Prozess Student totgefahren: „Sie sind gerast wie eine wilde Sau“

Prozess um den Tod eines Studenten. Nur Jugendarrest und Führerscheinsperre für den Angeklagten.

Foto: Ingo Lammert

Düsseldorf. Der Angeklagte sah seinem Opfer am Mittwoch zum ersten Mal in die Augen. Demonstrativ hatten die Eltern von Maximilian C., die Giorgio M. als Nebenkläger gegenüber saßen, im Gerichtssaal ein Foto ihres Sohnes vor sich aufgestellt. Der 21 Jahre alte Student war im Juni vor zwei Jahren an der Bushaltestelle Further Straße in Hassels gestorben. Angetrunken und mit viel zu hoher Geschwindigkeit war der Schüler unterwegs, verlor die Kontrolle über den Opel Vectra und verwandelte die Haltestelle in ein Trümmerfeld. Maximilian C. wurde so schwer verletzt, dass er noch an der Unfallstelle starb. Wegen fahrlässiger Tötung musste sich Giorgio M. auf der Anklagebank verantworten.

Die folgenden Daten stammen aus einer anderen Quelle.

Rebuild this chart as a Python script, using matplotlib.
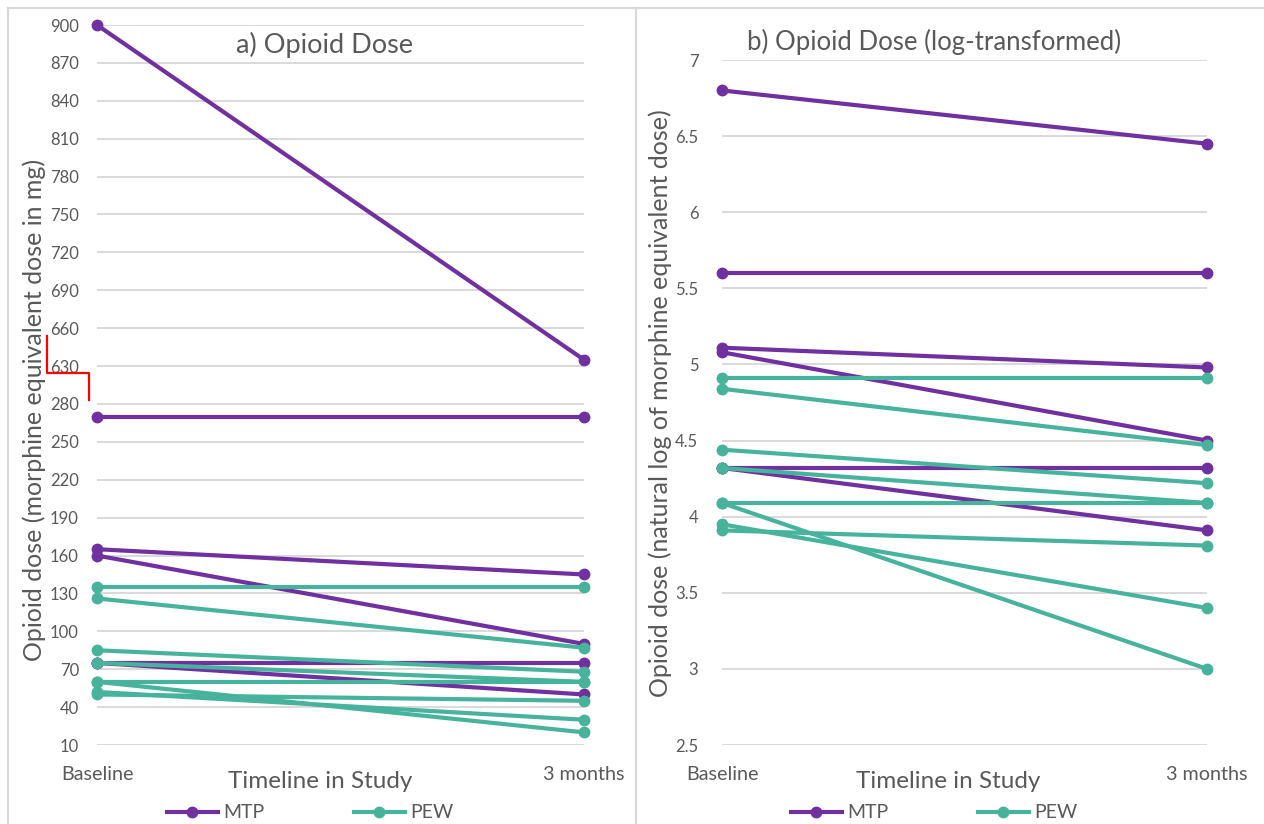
import matplotlib.pyplot as plt
from matplotlib.lines import Line2D

plt.rcParams['font.family'] = ['Lato', 'DejaVu Sans']

W, H = 1264, 824
TEXT = '#595959'
GRID = '#D9D9D9'
PURPLE = '#7030A0'
TEAL = '#47B39C'

timepoints = ["Baseline", "3 months"]

# morphine equivalent dose (mg), one baseline / 3-month pair per participant
mtp_baseline = [900, 270, 165, 160, 75, 75]
mtp_3months = [635, 270, 145, 90, 75, 50]
pew_baseline = [135, 126, 85, 75, 60, 60, 52, 50]
pew_3months = [135, 87, 68, 60, 60, 20, 30, 45]

# natural log of the same doses
mtp_log_baseline = [6.80, 5.60, 5.11, 5.08, 4.32, 4.32]
mtp_log_3months = [6.45, 5.60, 4.98, 4.50, 4.32, 3.91]
pew_log_baseline = [4.91, 4.84, 4.44, 4.32, 4.09, 4.09, 3.95, 3.91]
pew_log_3months = [4.91, 4.47, 4.22, 4.09, 4.09, 3.00, 3.40, 3.81]

# broken axis on the raw-dose panel: 280 -> 630 gap is squeezed out
lower_ticks = [10, 40, 70, 100, 130, 160, 190, 220, 250, 280]
upper_ticks = [630, 660, 690, 720, 750, 780, 810, 840, 870, 900]
GAP = upper_ticks[0] - (lower_ticks[-1] + 30)

log_ticks = [2.5, 3, 3.5, 4, 4.5, 5, 5.5, 6, 6.5, 7]


def squeeze(v):
    return v - GAP if v > lower_ticks[-1] + 15 else v


def px_box(x0, x1, ytop, ybot):
    return [x0 / W, 1 - ybot / H, (x1 - x0) / W, (ybot - ytop) / H]


def px_text(fig, x, y, s, size, **kw):
    fig.text(x / W, 1 - y / H, s, ha='center', va='center', fontsize=size,
             color=TEXT, **kw)


def fig_line(fig, xs, ys, color, lw):
    fig.add_artist(Line2D([x / W for x in xs], [1 - y / H for y in ys],
                          transform=fig.transFigure, color=color, lw=lw))


def draw_pairs(ax, base, after, color, tf=lambda v: v):
    for b, a in zip(base, after):
        ax.plot([0, 1], [tf(b), tf(a)], color=color, lw=3, marker='o',
                ms=7.5, clip_on=False, solid_capstyle='round')


def style(ax, ticks, labels, ylim, pad):
    ax.set_xlim(0, 1)
    ax.set_ylim(*ylim)
    ax.set_yticks(ticks)
    ax.set_yticklabels(labels)
    ax.set_xticks([0, 1])
    ax.set_xticklabels(timepoints)
    for s in ax.spines.values():
        s.set_visible(False)
    ax.tick_params(axis='y', length=0, pad=pad, labelsize=12, labelcolor=TEXT)
    ax.tick_params(axis='x', length=0, pad=15, labelsize=14.2, labelcolor=TEXT)
    ax.grid(axis='y', color=GRID, lw=1.4)
    ax.set_axisbelow(True)


fig = plt.figure(figsize=(W / 100, H / 100), dpi=100)

# panel frames
fig_line(fig, [8, W], [8, 8], GRID, 1.6)
fig_line(fig, [8, 8], [8, H], GRID, 1.6)
fig_line(fig, [636, 636], [8, H], GRID, 1.6)

# a) raw dose
ax1 = fig.add_axes(px_box(97, 584, 25, 745))
draw_pairs(ax1, mtp_baseline, mtp_3months, PURPLE, squeeze)
draw_pairs(ax1, pew_baseline, pew_3months, TEAL, squeeze)
all_ticks = lower_ticks + upper_ticks
style(ax1, [squeeze(t) for t in all_ticks], [str(t) for t in all_ticks],
      (lower_ticks[0], squeeze(upper_ticks[-1])), 13)
px_text(fig, 34, 410, 'Opioid dose (morphine equivalent dose in mg)', 18,
        rotation=90)
px_text(fig, 324, 45, 'a) Opioid Dose', 19.5)
px_text(fig, 320, 781, 'Timeline in Study', 17.5)

# axis-break marker
fig_line(fig, [47, 47, 89, 89], [336, 373, 373, 400], 'red', 1.6)

# b) log dose
ax2 = fig.add_axes(px_box(722, 1207, 60, 745))
draw_pairs(ax2, mtp_log_baseline, mtp_log_3months, PURPLE)
draw_pairs(ax2, pew_log_baseline, pew_log_3months, TEAL)
style(ax2, log_ticks, [f'{t:g}' for t in log_ticks], (2.5, 7), 17)
px_text(fig, 660, 403, 'Opioid dose (natural log of morphine equivalent dose)', 18,
        rotation=90)
px_text(fig, 934, 42, 'b) Opioid Dose (log-transformed)', 18.5)
px_text(fig, 948, 781, 'Timeline in Study', 17.5)

# legends under each panel
handles = [Line2D([], [], color=PURPLE, lw=3, marker='o', ms=7.5, label='MTP'),
           Line2D([], [], color=TEAL, lw=3, marker='o', ms=7.5, label='PEW')]
for cx in (310, 934):
    fig.legend(handles=handles, loc='center', bbox_to_anchor=(cx / W, 1 - 813 / H),
               ncol=2, frameon=False, fontsize=14, labelcolor=TEXT,
               handlelength=2.65, handletextpad=0.25, columnspacing=4.6,
               borderpad=0, borderaxespad=0)

fig.savefig('out.png', dpi=100)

Dass es ein ungewöhnlicher Prozess war, den Jugendrichter Edwin Pütz leitete, wurde schon vor Beginn der Verhandlung deutlich. Es drängten sich so viele Zuschauer in den Saal, dass der Prozess verlegt werden musste. Unter ihnen war auch Judith G., die Freundin des Opfers: „Ich war acht Monate lang jeden Tag an seinem Grab.“ Zusammen mit Freundinnen hatte sie T-Shirts entworfen: „Alkohol am Steuer tötet.“ Für Giorgio M. kommt die Botschaft zu spät.

Erst drei Wochen hatte der heute 20-Jährige damals seinen Führerschein. Mit dem Opel seines Vatersbrachte er einen Freund nach Bochum, auf dem Heimweg habe man im Benrather Schloßpark eine Bekannte getroffen. Drei Flaschen Bier habe man dort getrunken. Auf Nachfrage des Richters, wie die fast ein Promille zum Unfallzeitpunkt zustande kamen, räumte der Schüler ein, dass auch noch ein paar Schluck Wodka dabei gewesen sein könnten.

Obwohl der junge Mann eigentlich mit der S-Bahn nach Hause fahren wollte, setzte er sich noch hinters Steuer. Auf der Further Straße sprang die Ampel von Grün auf Gelb um: „Ich habe dann aufs Gas gedrückt.“ Knapp 100 Kilometer schnell ist er nach Feststellung eines Gutachters gewesen: „Dann waren plötzlich zwei Menschen mitten auf der Straße.“ Der Pkw krachte gegen die Haltestelle, erfasste den Studenten und schleuderte ihn mehrere Meter durch die Luft. Danach sei er „weggetreten“, so der Angeklagte.

„Es ist einer der Fälle, wo dem Gericht die Mittel fehlen, Gerechtigkeit zu üben“, erklärte Edwin Pütz in seinem Urteil, „Sie haben unfassbares Unglück über ganz viele Menschen gebracht.“ Es sei nicht nur unverantwortlich gewesen, sich als Fahranfänger ohne Erfahrung alkoholisiert ans Steuer zu setzen: „Sie sind gerast wie eine wilde Sau.“ Acht Monate Haft auf Bewährung hatte die Staatsanwaltschaft gefordert. Das Jugendgericht beließ es bei vier Wochen Jugendarrest. Allerdings darf Giorgio M. fünf Jahre lang keinen neuen Führerschein beantragen. Außerdem muss er die Schule abschließen und wird ein Jahr lang unter Betreuung gestellt.